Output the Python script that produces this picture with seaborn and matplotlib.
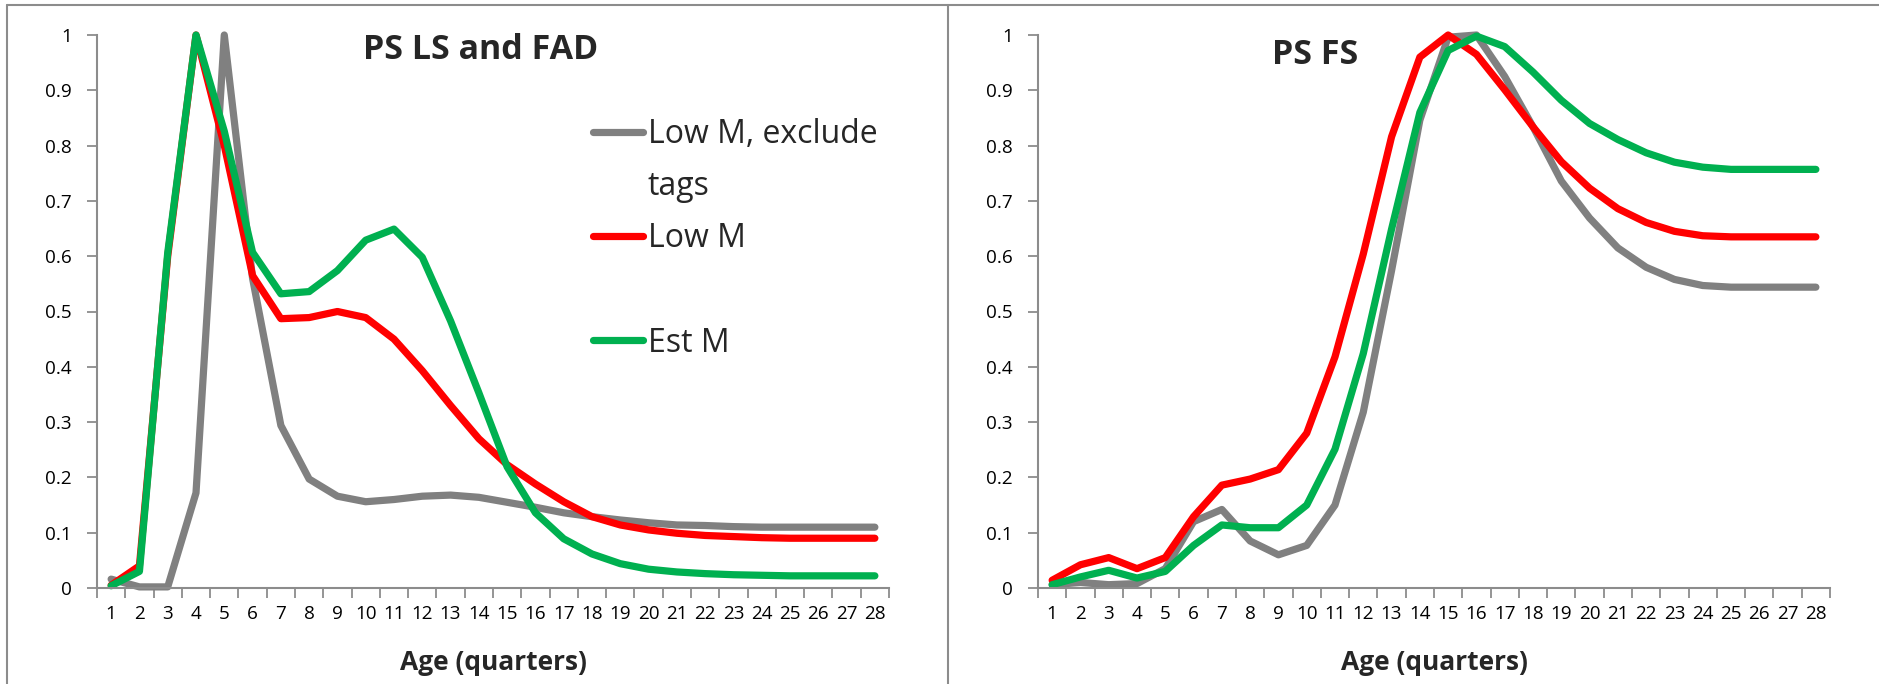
import numpy as np
import pandas as pd
import matplotlib
matplotlib.use("Agg")
import matplotlib.pyplot as plt
from matplotlib.lines import Line2D
import seaborn as sns

# ---------------- data ----------------
ages = list(range(1, 29))
series_names = ["Low M, exclude tags", "Low M", "Est M"]

ls_fad_excl = [0.016, 0.002, 0.002, 0.172, 1.0, 0.56, 0.294, 0.197, 0.166, 0.156,
               0.16, 0.166, 0.168, 0.164, 0.155, 0.146, 0.136, 0.129, 0.123, 0.118,
               0.114, 0.113, 0.111, 0.11, 0.11, 0.11, 0.11, 0.11]
ls_fad_low = [0.005, 0.04, 0.6, 1.0, 0.8, 0.565, 0.487, 0.489, 0.5, 0.489,
              0.45, 0.393, 0.33, 0.27, 0.223, 0.188, 0.156, 0.129, 0.114, 0.105,
              0.099, 0.095, 0.093, 0.091, 0.09, 0.09, 0.09, 0.09]
ls_fad_est = [0.004, 0.03, 0.606, 1.0, 0.826, 0.607, 0.532, 0.536, 0.574, 0.629,
              0.649, 0.598, 0.483, 0.353, 0.219, 0.136, 0.089, 0.0615, 0.044, 0.034,
              0.029, 0.026, 0.024, 0.023, 0.022, 0.022, 0.022, 0.022]

fs_excl = [0.006, 0.01, 0.006, 0.008, 0.035, 0.12, 0.142, 0.085, 0.06, 0.077,
           0.15, 0.318, 0.574, 0.846, 0.996, 1.0, 0.925, 0.834, 0.736, 0.669,
           0.615, 0.58, 0.558, 0.547, 0.544, 0.544, 0.544, 0.544]
fs_low = [0.014, 0.042, 0.055, 0.035, 0.055, 0.129, 0.186, 0.197, 0.214, 0.28,
          0.418, 0.604, 0.816, 0.96, 1.0, 0.965, 0.901, 0.834, 0.771, 0.723,
          0.686, 0.661, 0.645, 0.637, 0.635, 0.635, 0.635, 0.635]
fs_est = [0.006, 0.02, 0.032, 0.018, 0.03, 0.077, 0.114, 0.109, 0.109, 0.15,
          0.251, 0.424, 0.649, 0.86, 0.972, 0.998, 0.979, 0.933, 0.882, 0.84,
          0.811, 0.787, 0.77, 0.761, 0.757, 0.757, 0.757, 0.757]

y_ticks = [0, 0.1, 0.2, 0.3, 0.4, 0.5, 0.6, 0.7, 0.8, 0.9, 1]
y_tick_labels = ["0", "0.1", "0.2", "0.3", "0.4", "0.5", "0.6", "0.7", "0.8", "0.9", "1"]

colors = {"Low M, exclude tags": "#808080", "Low M": "#FF0000", "Est M": "#00B050"}


def make_df(a, b, c):
    return pd.DataFrame({
        "age": ages * 3,
        "value": a + b + c,
        "series": sum([[n] * len(ages) for n in series_names], []),
    })


df_left = make_df(ls_fad_excl, ls_fad_low, ls_fad_est)
df_right = make_df(fs_excl, fs_low, fs_est)

# ---------------- style ----------------
sns.set_style("white")
plt.rcParams["font.family"] = ["Open Sans", "DejaVu Sans"]

W, H = 1879, 684
fig = plt.figure(figsize=(W / 100, H / 100), dpi=100)

# chart-area borders (Excel style)
border_c = "#8c8c8c"
fig.add_artist(Line2D([7 / W, 7 / W], [0, 1 - 5 / H], color=border_c, lw=1.5))
fig.add_artist(Line2D([948 / W, 948 / W], [0, 1 - 5 / H], color=border_c, lw=1.5))
fig.add_artist(Line2D([7 / W, 1], [1 - 5 / H, 1 - 5 / H], color=border_c, lw=1.5))

ax_l = fig.add_axes([97 / W, 96 / H, 792 / W, 553 / H])
ax_r = fig.add_axes([1038 / W, 96 / H, 792 / W, 553 / H])

LW = 5.2
for ax, df in [(ax_l, df_left), (ax_r, df_right)]:
    sns.lineplot(data=df, x="age", y="value", hue="series", hue_order=series_names,
                 palette=colors, linewidth=LW, legend=False, ax=ax, clip_on=False)
    for ln in ax.get_lines():
        ln.set_solid_joinstyle("round")
        ln.set_solid_capstyle("round")
    ax.set_xlim(0.5, 28.5)
    ax.set_ylim(0, 1)
    ax.set_xticks(ages)
    ax.set_xticklabels([str(a) for a in ages])
    ax.set_xticks(np.arange(0.5, 29, 1.0), minor=True)
    ax.set_yticks(y_ticks)
    ax.set_yticklabels(y_tick_labels)
    ax.tick_params(axis="x", which="major", length=0, pad=12, labelsize=13.6, labelcolor="black")
    ax.tick_params(axis="x", which="minor", length=7, width=1.3, color="#8c8c8c", direction="out", bottom=True)
    ax.tick_params(axis="y", which="major", length=7, width=1.3, color="#8c8c8c", direction="out",
                   left=True, pad=11, labelsize=13.6, labelcolor="black")
    for s in ["top", "right"]:
        ax.spines[s].set_visible(False)
    for s in ["left", "bottom"]:
        ax.spines[s].set_color("#8c8c8c")
        ax.spines[s].set_linewidth(1.5)
    ax.set_xlabel("Age (quarters)", fontsize=19, fontweight="bold", labelpad=19)
    ax.set_ylabel("")
    ax.patch.set_alpha(0)

ax_l.text(0.484, 0.973, "PS LS and FAD", transform=ax_l.transAxes, ha="center", va="center",
          fontsize=24.5, fontweight="bold")
ax_r.text(0.35, 0.964, "PS FS", transform=ax_r.transAxes, ha="center", va="center",
          fontsize=24.5, fontweight="bold")

# legend (left panel)
lines = ax_l.get_lines()
blank = Line2D([], [], color="none")
handles = [lines[0], blank, lines[1], blank, lines[2]]
labels = ["Low M, exclude", "tags", "Low M", " ", "Est M"]
leg = ax_l.legend(handles, labels, loc="upper left",
                  bbox_to_anchor=(593 / W, 1 - 118 / H), bbox_transform=fig.transFigure,
                  frameon=False, fontsize=23, handlelength=1.56, handletextpad=0.16,
                  borderpad=0, borderaxespad=0, labelspacing=0.6)
for h in leg.legend_handles:
    h.set_linewidth(LW)
    h.set_solid_capstyle("round")

fig.savefig("out.png", dpi=100)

## [The task]
Every line from the top of the material above through the line with "import seaborn as sns" should be duplicated exactly, please; leave out the pictures.

## [Task solution]
Output the Python script that produces this picture with seaborn and matplotlib.
import numpy as np
import pandas as pd
import matplotlib
matplotlib.use("Agg")
import matplotlib.pyplot as plt
from matplotlib.lines import Line2D
import seaborn as sns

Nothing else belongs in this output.